**What the task requires:** Your task is to retype the lines from the opening of the material through the line that includes "from bokeh.resources import INLINE". Do not copy the pictures.

**Data section:**
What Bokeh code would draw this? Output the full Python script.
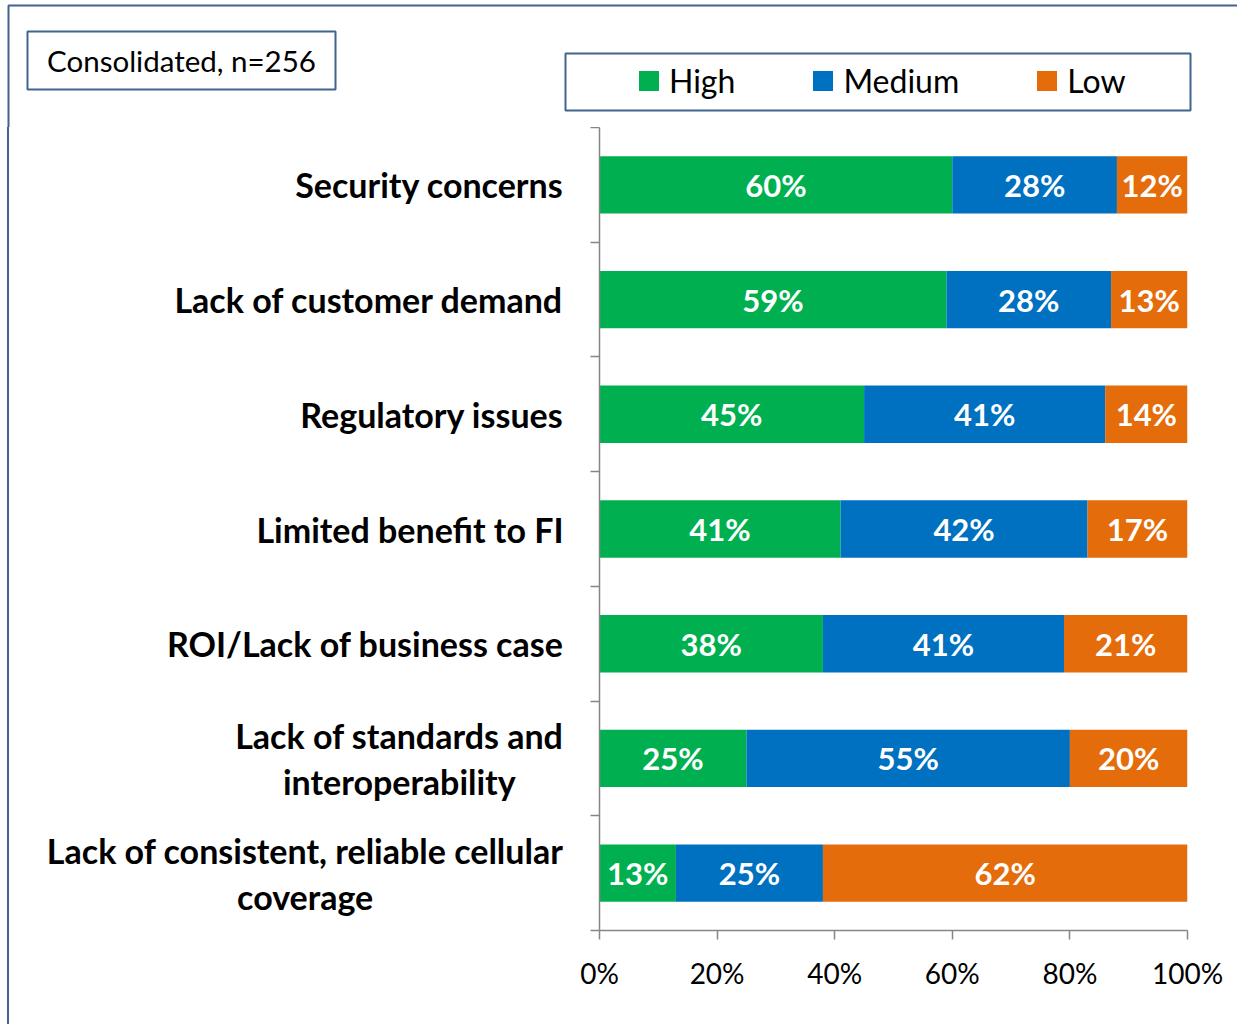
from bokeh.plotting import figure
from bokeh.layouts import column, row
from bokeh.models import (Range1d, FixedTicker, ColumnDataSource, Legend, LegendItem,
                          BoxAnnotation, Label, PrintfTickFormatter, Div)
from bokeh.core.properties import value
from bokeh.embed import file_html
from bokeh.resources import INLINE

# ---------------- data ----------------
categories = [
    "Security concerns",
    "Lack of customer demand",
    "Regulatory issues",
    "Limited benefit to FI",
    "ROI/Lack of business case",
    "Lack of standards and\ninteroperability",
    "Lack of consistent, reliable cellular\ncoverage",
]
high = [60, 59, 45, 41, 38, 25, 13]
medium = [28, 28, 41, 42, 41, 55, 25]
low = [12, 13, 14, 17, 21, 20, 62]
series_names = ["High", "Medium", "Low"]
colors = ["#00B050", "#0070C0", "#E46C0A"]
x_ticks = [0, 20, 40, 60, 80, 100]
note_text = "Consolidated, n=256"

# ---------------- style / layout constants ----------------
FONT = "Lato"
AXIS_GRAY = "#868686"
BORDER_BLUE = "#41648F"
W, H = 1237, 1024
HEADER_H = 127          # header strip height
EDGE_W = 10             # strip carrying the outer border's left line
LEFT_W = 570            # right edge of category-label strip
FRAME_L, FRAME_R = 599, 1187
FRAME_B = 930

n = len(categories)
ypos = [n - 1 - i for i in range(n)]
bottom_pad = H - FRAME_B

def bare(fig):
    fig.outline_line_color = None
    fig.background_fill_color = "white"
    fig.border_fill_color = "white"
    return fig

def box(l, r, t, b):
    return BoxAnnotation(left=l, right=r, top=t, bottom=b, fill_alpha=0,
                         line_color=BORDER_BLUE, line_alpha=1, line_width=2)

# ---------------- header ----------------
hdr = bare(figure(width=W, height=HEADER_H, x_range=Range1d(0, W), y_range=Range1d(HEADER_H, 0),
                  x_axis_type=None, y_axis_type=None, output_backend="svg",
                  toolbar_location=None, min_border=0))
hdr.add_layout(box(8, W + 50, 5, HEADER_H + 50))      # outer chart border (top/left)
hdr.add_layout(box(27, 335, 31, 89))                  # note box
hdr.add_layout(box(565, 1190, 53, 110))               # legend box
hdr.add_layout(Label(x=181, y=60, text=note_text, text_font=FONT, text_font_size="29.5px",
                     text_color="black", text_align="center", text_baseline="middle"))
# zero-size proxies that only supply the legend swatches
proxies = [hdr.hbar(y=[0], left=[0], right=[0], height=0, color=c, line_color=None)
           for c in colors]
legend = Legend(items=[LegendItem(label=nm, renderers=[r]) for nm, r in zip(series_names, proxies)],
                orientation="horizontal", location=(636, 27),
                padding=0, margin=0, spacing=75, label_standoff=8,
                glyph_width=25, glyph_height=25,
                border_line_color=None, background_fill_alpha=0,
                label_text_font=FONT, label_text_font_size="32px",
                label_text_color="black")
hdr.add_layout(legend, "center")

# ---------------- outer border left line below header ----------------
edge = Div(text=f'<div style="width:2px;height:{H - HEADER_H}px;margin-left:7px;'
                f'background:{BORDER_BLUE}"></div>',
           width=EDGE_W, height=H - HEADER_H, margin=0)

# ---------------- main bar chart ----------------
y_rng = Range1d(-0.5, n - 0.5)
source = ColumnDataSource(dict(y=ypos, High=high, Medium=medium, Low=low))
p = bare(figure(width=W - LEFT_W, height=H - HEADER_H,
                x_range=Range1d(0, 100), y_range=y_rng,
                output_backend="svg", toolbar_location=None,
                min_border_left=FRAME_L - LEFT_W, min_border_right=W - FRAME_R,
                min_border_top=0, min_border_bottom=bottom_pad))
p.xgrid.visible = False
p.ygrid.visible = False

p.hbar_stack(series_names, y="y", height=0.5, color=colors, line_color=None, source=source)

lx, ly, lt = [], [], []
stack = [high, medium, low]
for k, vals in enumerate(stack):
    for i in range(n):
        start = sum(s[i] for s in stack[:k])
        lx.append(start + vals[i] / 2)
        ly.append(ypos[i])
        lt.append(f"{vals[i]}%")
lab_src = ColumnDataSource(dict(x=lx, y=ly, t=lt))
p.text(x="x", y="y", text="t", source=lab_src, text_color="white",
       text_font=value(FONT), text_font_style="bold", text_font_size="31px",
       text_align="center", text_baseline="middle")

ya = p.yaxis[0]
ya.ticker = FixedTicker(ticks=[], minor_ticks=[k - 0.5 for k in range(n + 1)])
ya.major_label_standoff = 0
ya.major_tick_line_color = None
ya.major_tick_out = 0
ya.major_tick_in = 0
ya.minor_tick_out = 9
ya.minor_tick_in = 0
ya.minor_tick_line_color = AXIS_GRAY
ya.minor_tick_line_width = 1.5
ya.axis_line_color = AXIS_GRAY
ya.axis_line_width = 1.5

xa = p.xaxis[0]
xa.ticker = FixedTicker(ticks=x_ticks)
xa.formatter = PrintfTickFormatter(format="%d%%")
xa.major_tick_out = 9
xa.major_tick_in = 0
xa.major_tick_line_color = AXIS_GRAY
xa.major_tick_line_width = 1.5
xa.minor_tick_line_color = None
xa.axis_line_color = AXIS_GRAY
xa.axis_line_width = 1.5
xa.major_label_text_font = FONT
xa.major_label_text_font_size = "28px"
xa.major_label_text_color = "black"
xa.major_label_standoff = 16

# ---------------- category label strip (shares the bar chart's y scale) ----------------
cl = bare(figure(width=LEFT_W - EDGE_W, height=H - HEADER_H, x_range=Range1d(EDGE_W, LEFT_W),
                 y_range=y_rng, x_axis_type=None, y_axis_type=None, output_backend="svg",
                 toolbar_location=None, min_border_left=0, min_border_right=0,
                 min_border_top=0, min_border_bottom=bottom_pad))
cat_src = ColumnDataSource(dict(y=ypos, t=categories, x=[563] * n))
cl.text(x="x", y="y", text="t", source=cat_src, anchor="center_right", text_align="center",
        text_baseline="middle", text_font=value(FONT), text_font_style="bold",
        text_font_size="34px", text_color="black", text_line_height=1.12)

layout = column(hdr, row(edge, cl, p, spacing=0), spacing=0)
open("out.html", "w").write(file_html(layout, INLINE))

**Exercise solution:**
What Bokeh code would draw this? Output the full Python script.
from bokeh.plotting import figure
from bokeh.layouts import column, row
from bokeh.models import (Range1d, FixedTicker, ColumnDataSource, Legend, LegendItem,
                          BoxAnnotation, Label, PrintfTickFormatter, Div)
from bokeh.core.properties import value
from bokeh.embed import file_html
from bokeh.resources import INLINE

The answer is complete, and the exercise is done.